So far, I've interviewed a mom who works full-time and a mom who stays at home. Now, it's time to share my story. I belong in that gray area in between. I freelance out of my home two days a week. During those days, my son goes to a family day care 15 minutes away, and I sit in my ugly home office and edit books, write articles, and check Facebook a lot. At times, this situation feels ideal. At other times, not so much. Part of me really misses going to work. I like critical thinking, problem solving, having adult conversations that don't revolve around offspring, and wearing real pants. My freelance work doesn't offer any of those. It's been a nagging dilemma for many moons now, and I suppose the best way to explain it is to interview myself.
1. What prompted your decision to work or stay at home?
Before I even got pregnant, I knew I didn't want to juggle working full-time with raising a baby. I didn't feel like I could be a good mom and a good employee--the thought of being pulled in two different directions got me nervous. Plus, my job was frustrating, and the company I worked for didn't know which way was up, so I had the perfect out. I took it. Sue me.
2. What do you like about working or staying at home?
I like that with all the time we spend together, I really understand my son. Because we control our day, I'm able to maintain a solid schedule and choose fun, local activities. In good weather, I love being able to spend time outdoors, whereas if I worked full-time, I probably wouldn't see too much sun. I also enjoy being witness to most of the firsts--first time he makes an elephant noise, first time he pretend bakes brownies, and first time he correctly identifies the number 2.
3. What aspect of working or staying at home do you find the hardest?
OMG--the BOREDOM!! I've been putting off writing this post because it's hard to admit publicly that I don't love every single moment of being a parent. I'd take a bullet for my son, but there are days, particularly the third day in a row that we've been snowed in, that I think "I wish I was at work." One friend said of staying at home, "It requires stamina that I don't have." Yes. Stamina is the word. Stamina to explain everything slowly, to put on a toddler's shoes when he's acting like you're branding him with a hot iron, to hoist 25 pounds of human being dozens of times a day. To go over the ABCs again, and again, and again.

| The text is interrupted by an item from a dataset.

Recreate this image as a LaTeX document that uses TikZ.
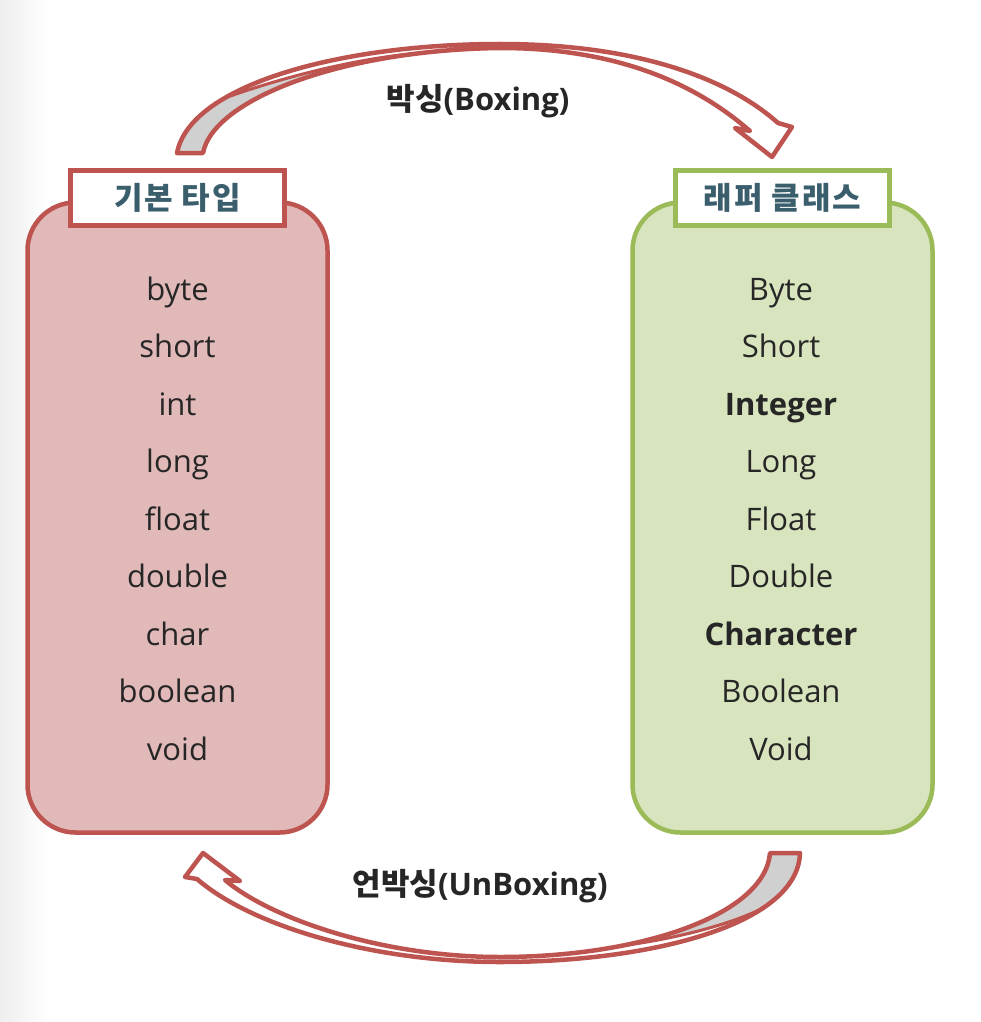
\documentclass[tikz,border=0pt]{standalone}
\usepackage{fontspec}
\setmainfont{Open Sans}
\newfontfamily\kr{Noto Sans CJK KR}
\newfontfamily\krh[LetterSpace=6]{Noto Sans CJK KR}
\definecolor{redline}{HTML}{BE5450}
\definecolor{pinkfill}{HTML}{E0B9B8}
\definecolor{greenline}{HTML}{9BBB59}
\definecolor{greenfill}{HTML}{D8E4BE}
\definecolor{headtxt}{HTML}{3A5E6C}
\definecolor{backgray}{HTML}{D0D0D0}
\definecolor{itemtxt}{HTML}{262626}
\definecolor{striptone}{HTML}{EEEEEE}
\begin{document}
\begin{tikzpicture}[x=1pt,y=-1pt,
  panel/.style={rounded corners=48pt, line width=4.5pt, minimum width=300pt, minimum height=630pt, inner sep=0pt},
  header/.style={fill=white, line width=4.5pt, minimum width=214pt, minimum height=55pt, inner sep=0pt, font=\krh\bfseries\fontsize{31}{31}\selectfont, text=headtxt},
  item/.style={anchor=base, font=\fontsize{31}{31}\selectfont, text=itemtxt, inner sep=0pt},
  bitem/.style={anchor=base, font=\bfseries\fontsize{31}{31}\selectfont, text=itemtxt, inner sep=0pt},
  ribbon/.style={draw=redline, line width=4.5pt, line join=round},
  twist/.style={draw=redline, line width=3pt},
  lbl/.style={font=\bfseries\fontsize{31}{31}\selectfont, text=itemtxt, inner sep=0pt}
]
\useasboundingbox (0,0) rectangle (980,1022);
\fill[white] (0,0) rectangle (980,1022);
\shade[left color=striptone, right color=white] (0,0) rectangle (50,1022);

% ---------- Boxing arrow (top) ----------
\def\topband{(177,153) .. controls (190,85) and (340,44) .. (500,44)
  .. controls (640,44) and (730,80) .. (778,123) -- (792,127) -- (772,157) -- (735,128) -- (750,131)
  .. controls (705,92) and (630,48) .. (500,48) .. controls (340,50) and (213,100) .. (203,153) -- cycle}
\coordinate (btail) at (190,153);
\coordinate (btip) at (772,157);
\fill[white] \topband;
\begin{scope}
  \clip \topband;
  \begin{scope}
    \clip (0,0) -- (222,0) -- (222,99) .. controls (280,78) and (350,60) .. (410,54) -- (410,300) -- (0,300) -- cycle;
    \fill[backgray] (0,0) rectangle (500,300);
  \end{scope}
  \draw[twist] (222,99) .. controls (280,78) and (350,60) .. (410,54);
\end{scope}
\draw[ribbon] \topband;

% ---------- UnBoxing arrow (bottom) ----------
\def\botband{(800,853) .. controls (798,925) and (650,962) .. (500,962)
  .. controls (370,962) and (250,925) .. (197,879) -- (185,877) -- (203,853) -- (240,881) -- (225,880)
  .. controls (270,918) and (380,957) .. (500,957) .. controls (640,957) and (765,915) .. (770,853) -- cycle}
\coordinate (utail) at (785,853);
\coordinate (utip) at (203,853);
\fill[white] \botband;
\begin{scope}
  \clip \botband;
  \begin{scope}
    \clip (619,800) -- (619,946) .. controls (670,940) and (730,925) .. (763,908) -- (763,1000) -- (1000,1000) -- (1000,800) -- cycle;
    \fill[backgray] (500,800) rectangle (1000,1000);
  \end{scope}
  \draw[twist] (619,946) .. controls (670,940) and (730,925) .. (763,908);
\end{scope}
\draw[ribbon] \botband;

\node[lbl] (boxlbl) at (478,101) {{\kr 박싱}(Boxing)};
\node[lbl] (unboxlbl) at (480,886) {{\kr 언박싱}(UnBoxing)};

% ---------- Panels ----------
\node[panel, draw=redline, fill=pinkfill] (prim) at (177.5,517.5) {};
\node[panel, draw=greenline, fill=greenfill] (wrap) at (782.5,517.5) {};
\node[header, draw=redline] (primhead) at (177.5,198) {기본 타입};
\node[header, draw=greenline] (wraphead) at (782.5,198) {래퍼 클래스};

% Primitive types
\node[item] (p0) at (177.5,300) {byte};
\node[item] (p1) at (177.5,357.5) {short};
\node[item] (p2) at (177.5,415) {int};
\node[item] (p3) at (177.5,472.5) {long};
\node[item] (p4) at (177.5,530) {float};
\node[item] (p5) at (177.5,587.5) {double};
\node[item] (p6) at (177.5,645) {char};
\node[item] (p7) at (177.5,702.5) {boolean};
\node[item] (p8) at (177.5,760) {void};

% Wrapper classes
\node[item] (w0) at (781,300) {Byte};
\node[item] (w1) at (781,357.5) {Short};
\node[bitem] (w2) at (781,415) {Integer};
\node[item] (w3) at (781,472.5) {Long};
\node[item] (w4) at (781,530) {Float};
\node[item] (w5) at (781,587.5) {Double};
\node[bitem] (w6) at (781,645) {Character};
\node[item] (w7) at (781,702.5) {Boolean};
\node[item] (w8) at (781,760) {Void};
\end{tikzpicture}
\end{document}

Even when we go to story time at the library or run errands, it only temporarily quells the intellectual under-stimulation. I am, after all, going to the library to sing the "Itsy Bitsy Spider." When I expressed guilt over feeling unsatisfied, another friend said, "It's not horrible. You have very different intellectual needs than your toddler." Yes! I do! This is not to say that I don't love my son or enjoy time we have together, but it does mean that I relish every moment of nap time and have lots of hobbies.
4. Do you want to change your working or non-working status? Why?

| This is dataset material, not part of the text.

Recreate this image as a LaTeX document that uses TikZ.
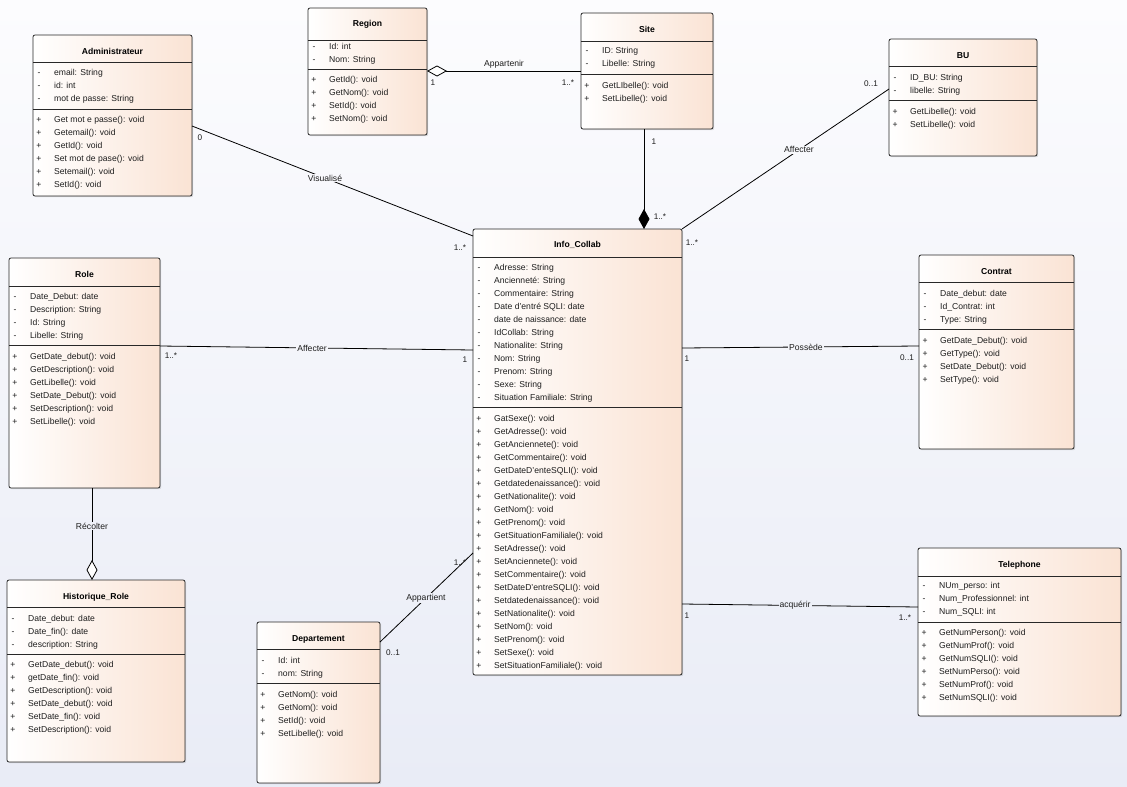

I'd love to maintain my part-time hours but as an employee for a company. Freelancing is fickle. If business is booming, wonderful. If business is slow, I'm thrown off balance. With two solid days per week of honest-to-goodness, brain-tingling work, I can handle the other five days much better. If all seven days are "Red. That car is red," then I'm in trouble. A steady flow of predictable work would make life much easier. In an ideal situation, I'd even take off this fleece I've been wearing all winter and get my ass into a real office where I have a cubicle and a mug warmer. The only problem with this little "ideal situation" I've cooked up is that there aren't a whole love of high-level part-time jobs out there, and there is really no way to advance one's career on a part-time basis. I've looked and looked, but the right opportunity hasn't yet arrived, and maybe that's okay.
5. Do you experience societal bias being a working or non-working mother?
Personally, I have not. Most of the people that I see regularly are at the library story times or our weekly play group, so they're either working part-time or not at all. Most of my friends have kids and understand the work/home dilemma. Any pressure that I feel to work comes from me. I've had a job since I was 14, and it has been difficult wrapping my head around the fact that running a house and raising a child is a 24/7 job that gets paid with kisses, giggles, and finger paint smears on my shirt, not in dollars or promotions. In the words of my husband's uncle, "Never underestimate what you do at home."
I propose you interview me next since I am another alternative to those categories.. I work full time, but from home :) also, my kids are older..so although I don't change poppy diapers.. I do often find unflushed toilets!